Copy every line of the records below where the word "React" occurs.
— start Given data —
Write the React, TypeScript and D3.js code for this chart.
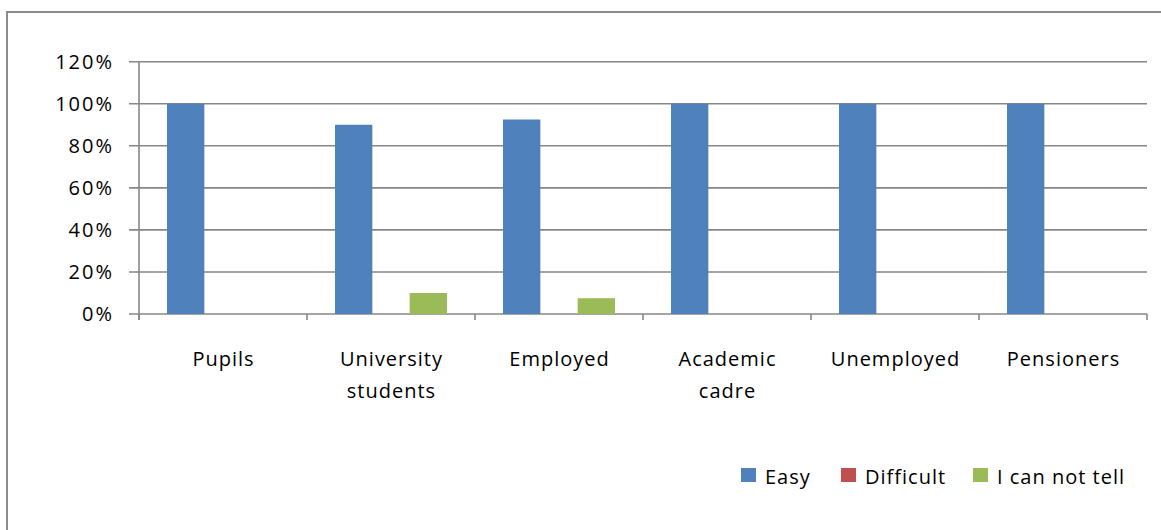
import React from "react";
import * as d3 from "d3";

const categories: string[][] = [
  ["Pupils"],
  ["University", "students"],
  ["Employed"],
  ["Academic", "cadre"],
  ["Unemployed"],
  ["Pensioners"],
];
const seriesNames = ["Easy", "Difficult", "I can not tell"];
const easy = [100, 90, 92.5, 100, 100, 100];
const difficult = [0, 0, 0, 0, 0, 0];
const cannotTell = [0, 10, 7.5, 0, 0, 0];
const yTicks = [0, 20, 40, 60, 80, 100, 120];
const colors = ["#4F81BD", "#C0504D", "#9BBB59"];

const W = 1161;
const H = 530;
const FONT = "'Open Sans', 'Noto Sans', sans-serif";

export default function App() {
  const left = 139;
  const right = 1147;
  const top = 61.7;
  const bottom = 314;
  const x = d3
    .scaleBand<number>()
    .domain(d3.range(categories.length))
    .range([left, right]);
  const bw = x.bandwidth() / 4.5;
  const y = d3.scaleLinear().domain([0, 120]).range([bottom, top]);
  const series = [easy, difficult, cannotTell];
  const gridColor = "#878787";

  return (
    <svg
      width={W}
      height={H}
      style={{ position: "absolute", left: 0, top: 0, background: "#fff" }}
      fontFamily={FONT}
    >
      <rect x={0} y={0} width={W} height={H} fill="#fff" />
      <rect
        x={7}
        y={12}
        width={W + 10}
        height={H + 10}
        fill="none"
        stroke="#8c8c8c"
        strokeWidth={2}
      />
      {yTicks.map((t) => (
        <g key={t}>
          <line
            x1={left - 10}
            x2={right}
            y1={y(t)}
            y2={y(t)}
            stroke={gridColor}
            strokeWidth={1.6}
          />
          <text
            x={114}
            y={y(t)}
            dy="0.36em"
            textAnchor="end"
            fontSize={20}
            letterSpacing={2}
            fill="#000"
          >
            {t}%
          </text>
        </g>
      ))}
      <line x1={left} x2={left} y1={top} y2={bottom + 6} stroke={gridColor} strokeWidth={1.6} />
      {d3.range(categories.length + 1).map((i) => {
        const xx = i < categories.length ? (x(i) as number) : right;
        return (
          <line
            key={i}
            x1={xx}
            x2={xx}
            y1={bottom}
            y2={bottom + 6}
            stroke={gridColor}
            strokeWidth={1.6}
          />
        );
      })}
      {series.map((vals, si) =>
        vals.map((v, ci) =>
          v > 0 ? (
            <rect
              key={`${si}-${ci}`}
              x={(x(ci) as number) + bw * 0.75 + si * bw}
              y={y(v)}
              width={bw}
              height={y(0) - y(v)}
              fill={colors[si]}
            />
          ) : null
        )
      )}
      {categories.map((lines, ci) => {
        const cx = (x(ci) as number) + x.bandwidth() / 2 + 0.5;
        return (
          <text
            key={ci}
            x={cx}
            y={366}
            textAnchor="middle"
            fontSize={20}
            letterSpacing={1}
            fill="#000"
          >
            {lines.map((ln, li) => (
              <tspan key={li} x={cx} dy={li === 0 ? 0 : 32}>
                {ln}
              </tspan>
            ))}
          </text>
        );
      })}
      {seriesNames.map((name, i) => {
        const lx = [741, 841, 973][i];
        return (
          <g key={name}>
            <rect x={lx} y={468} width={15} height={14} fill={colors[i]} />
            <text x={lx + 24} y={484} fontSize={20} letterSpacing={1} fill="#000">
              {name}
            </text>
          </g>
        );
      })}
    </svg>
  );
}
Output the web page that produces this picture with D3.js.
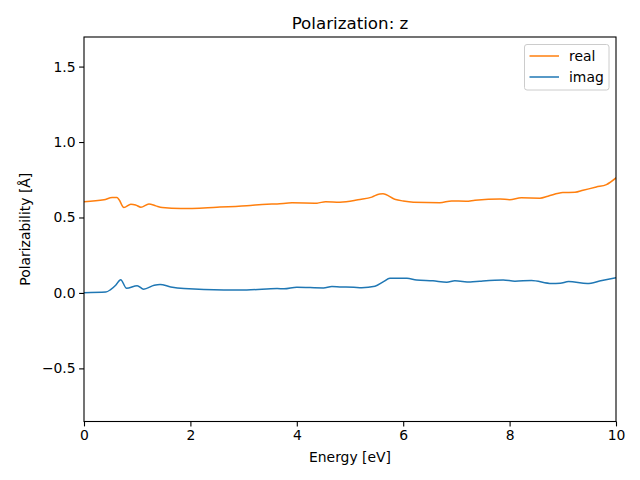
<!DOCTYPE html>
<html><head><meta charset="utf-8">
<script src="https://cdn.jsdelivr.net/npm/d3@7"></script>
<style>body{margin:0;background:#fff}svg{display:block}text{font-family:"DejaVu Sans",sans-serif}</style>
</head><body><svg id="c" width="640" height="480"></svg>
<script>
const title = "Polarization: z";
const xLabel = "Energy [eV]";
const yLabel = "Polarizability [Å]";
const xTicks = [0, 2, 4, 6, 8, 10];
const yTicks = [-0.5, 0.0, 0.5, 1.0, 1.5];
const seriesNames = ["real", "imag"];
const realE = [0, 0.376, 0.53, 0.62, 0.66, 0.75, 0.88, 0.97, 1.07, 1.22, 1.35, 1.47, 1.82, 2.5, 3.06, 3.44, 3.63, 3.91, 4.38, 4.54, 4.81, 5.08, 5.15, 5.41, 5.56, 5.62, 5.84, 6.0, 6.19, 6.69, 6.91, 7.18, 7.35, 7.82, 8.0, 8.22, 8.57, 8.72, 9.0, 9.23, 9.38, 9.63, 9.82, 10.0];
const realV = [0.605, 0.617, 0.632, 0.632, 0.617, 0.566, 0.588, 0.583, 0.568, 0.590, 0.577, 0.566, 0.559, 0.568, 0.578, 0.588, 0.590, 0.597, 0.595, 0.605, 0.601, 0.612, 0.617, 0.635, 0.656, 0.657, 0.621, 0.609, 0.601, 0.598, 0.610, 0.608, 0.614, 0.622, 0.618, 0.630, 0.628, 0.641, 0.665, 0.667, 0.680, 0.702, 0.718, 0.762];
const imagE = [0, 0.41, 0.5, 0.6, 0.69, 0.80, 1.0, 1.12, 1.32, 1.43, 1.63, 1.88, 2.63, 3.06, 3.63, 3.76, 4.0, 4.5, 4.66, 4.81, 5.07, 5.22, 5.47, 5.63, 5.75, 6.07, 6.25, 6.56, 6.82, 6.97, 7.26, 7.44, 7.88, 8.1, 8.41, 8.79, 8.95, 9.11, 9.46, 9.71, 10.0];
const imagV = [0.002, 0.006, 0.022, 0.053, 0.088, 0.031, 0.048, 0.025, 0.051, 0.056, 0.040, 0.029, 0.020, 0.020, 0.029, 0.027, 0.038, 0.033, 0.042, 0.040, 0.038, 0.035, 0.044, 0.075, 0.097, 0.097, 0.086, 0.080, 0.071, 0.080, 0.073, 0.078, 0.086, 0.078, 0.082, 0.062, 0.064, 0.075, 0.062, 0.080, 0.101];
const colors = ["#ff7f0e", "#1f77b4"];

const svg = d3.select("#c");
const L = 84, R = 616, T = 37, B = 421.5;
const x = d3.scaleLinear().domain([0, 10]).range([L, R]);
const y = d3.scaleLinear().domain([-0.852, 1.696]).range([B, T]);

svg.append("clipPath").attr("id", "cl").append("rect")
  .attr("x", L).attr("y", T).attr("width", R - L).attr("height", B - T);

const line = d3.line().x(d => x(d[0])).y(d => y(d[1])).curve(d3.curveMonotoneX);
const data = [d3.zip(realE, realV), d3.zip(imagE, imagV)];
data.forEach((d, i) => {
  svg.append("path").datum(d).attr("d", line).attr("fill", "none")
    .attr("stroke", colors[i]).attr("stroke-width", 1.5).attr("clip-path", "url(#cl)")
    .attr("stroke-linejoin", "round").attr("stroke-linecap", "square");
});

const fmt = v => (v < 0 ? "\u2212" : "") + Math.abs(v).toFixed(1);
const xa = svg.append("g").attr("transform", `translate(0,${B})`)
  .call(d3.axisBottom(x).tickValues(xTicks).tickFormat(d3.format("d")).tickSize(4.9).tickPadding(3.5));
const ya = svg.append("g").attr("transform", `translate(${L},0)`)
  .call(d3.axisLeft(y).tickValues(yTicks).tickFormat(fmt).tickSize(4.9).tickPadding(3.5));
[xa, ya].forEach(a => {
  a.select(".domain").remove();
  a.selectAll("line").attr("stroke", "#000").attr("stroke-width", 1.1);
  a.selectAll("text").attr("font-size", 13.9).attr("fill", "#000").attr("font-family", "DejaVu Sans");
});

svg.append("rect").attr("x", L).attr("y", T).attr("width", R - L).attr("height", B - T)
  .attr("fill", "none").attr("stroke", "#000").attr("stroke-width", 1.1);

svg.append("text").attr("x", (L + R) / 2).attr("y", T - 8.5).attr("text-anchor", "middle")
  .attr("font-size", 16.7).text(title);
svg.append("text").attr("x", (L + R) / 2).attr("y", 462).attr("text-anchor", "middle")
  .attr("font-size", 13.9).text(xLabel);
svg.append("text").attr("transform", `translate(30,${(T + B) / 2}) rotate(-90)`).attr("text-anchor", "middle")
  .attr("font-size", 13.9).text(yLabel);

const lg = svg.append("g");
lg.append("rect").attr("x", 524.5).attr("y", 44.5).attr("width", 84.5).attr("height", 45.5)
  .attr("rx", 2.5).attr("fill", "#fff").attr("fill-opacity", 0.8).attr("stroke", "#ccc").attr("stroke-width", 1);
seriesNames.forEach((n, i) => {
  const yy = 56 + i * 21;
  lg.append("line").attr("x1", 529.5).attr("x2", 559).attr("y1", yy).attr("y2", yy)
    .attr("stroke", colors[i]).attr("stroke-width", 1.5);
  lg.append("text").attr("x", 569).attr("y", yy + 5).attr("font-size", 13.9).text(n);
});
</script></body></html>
— end Given data —
### Expected answer
Write the React, TypeScript and D3.js code for this chart.
import React from "react";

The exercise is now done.